I think the problem with changing away from the nhls hard cap, including trading the cap, is because of the precedent used for so long to derive player compensation.
I think the league will eat itself within 5 years if the cap leaves.
As soon as somebody like Auston Matthews -can- be paid what he is worth (about 30-50% more than his current pay in my estimation), he will be paid that much. Once that precedent is established, the next versions of Matthew’s would rightfully demand the same. As this trickles down, the league will be split into 2 - teams that are competitive and teams that are not. At this point, a luxury tax could keep teams afloat financially, but you’re going to lose a lot of your market if you’re a team who simply isn’t competitive. Any wiggle room given to the teams will be gobbled up by elite players as they’re currently underpaid.

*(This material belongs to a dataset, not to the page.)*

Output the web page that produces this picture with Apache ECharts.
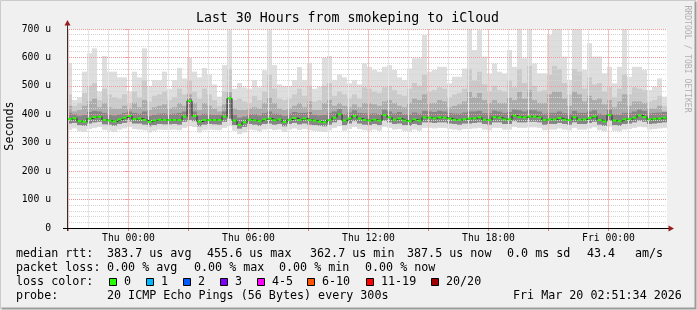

If anything, I personally would prefer the league to be more rigid and adjust to the financial differences from taxes and such. The healthiest version of the nhl is one where any team can win, not the ones with the most money OR the most favorable tax situation for the athletes. Everybody makes more money in a high parity league while artificially keeping wages lower than a free market would. All the teams values would increase more in an extreme parity, cost controlled environment than any other.
The only way I’d see the league lose the hard cap and do well is if it split in half, similar to some european football leagues, whereby there was a lower and upper division, and only the upper division teams fought for a championship, lower division teams only fighting for a chance to join the upper league. In this environment you could lose the hard cap but not lose the fringe franchises ability to exist.